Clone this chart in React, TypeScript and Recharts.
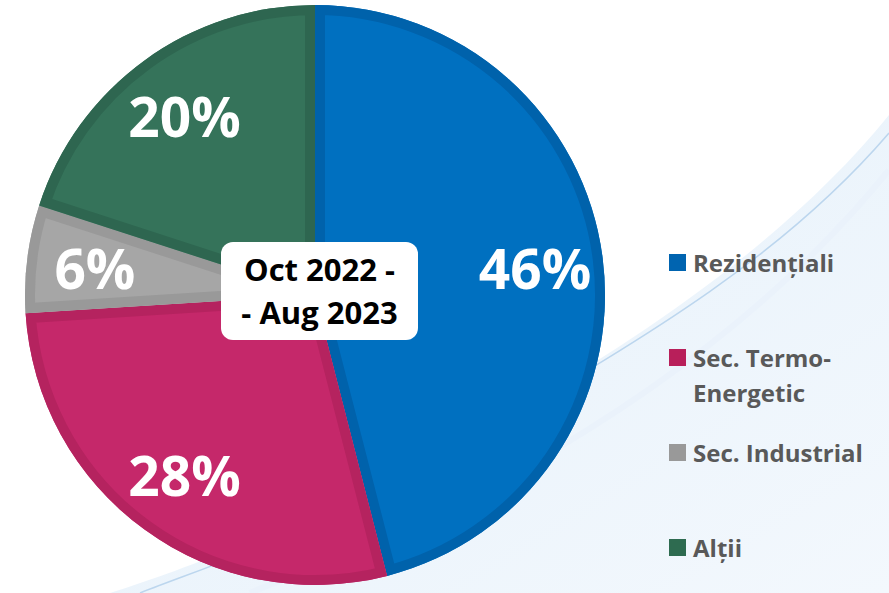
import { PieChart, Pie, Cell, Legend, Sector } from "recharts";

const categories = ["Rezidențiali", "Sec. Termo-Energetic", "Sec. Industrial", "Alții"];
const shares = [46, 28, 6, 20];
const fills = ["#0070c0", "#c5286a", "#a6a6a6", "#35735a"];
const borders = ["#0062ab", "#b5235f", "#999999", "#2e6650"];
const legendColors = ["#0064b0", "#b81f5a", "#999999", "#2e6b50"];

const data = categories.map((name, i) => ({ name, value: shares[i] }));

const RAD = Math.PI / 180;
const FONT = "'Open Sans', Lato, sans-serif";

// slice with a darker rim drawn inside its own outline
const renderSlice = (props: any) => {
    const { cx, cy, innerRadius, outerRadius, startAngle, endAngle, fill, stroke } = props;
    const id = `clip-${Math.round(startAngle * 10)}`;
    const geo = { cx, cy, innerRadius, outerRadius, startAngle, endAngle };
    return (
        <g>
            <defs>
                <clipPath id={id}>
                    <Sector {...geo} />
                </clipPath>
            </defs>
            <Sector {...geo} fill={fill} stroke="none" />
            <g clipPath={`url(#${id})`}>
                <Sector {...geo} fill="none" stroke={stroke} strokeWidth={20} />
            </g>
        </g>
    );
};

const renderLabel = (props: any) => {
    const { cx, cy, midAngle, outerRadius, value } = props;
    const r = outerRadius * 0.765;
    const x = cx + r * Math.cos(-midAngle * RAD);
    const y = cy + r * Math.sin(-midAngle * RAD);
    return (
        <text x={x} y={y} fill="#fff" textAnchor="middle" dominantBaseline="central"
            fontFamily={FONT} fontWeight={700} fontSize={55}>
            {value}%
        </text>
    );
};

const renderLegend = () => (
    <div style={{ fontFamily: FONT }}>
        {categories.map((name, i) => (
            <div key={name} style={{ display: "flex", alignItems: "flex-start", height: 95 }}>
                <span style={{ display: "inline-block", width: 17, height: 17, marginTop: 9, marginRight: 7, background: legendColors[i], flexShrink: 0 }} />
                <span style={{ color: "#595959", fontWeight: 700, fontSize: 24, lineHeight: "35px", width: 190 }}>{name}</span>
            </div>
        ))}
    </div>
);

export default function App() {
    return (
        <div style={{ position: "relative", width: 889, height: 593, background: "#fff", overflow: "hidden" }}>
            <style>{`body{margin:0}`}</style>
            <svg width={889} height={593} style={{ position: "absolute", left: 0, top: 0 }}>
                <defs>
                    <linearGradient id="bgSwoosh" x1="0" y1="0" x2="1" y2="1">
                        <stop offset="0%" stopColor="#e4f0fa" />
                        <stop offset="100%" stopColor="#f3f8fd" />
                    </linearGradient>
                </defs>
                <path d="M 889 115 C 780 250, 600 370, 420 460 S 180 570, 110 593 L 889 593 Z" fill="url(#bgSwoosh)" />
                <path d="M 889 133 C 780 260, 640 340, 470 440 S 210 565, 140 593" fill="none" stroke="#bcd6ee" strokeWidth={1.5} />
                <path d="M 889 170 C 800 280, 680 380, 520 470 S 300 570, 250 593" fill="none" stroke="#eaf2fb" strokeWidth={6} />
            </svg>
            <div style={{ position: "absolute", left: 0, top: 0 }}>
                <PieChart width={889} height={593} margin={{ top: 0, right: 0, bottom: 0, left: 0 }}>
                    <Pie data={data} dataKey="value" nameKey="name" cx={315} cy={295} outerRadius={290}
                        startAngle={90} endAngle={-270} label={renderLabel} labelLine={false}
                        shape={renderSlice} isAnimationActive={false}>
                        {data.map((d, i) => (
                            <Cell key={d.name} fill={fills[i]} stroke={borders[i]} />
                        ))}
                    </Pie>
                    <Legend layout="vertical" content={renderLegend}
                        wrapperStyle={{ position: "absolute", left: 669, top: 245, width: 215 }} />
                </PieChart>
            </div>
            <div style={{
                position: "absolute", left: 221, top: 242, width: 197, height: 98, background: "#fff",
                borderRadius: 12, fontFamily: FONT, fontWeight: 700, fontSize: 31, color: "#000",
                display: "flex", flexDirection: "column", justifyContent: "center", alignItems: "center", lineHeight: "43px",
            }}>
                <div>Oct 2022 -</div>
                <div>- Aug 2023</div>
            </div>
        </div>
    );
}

----------------

The exercise: Give back exactly the lines from the first line of the data through the line with "Cell, Legend, Sector", pictures excluded.

Output of the exercise:
Clone this chart in React, TypeScript and Recharts.
import { PieChart, Pie, Cell, Legend, Sector } from "recharts";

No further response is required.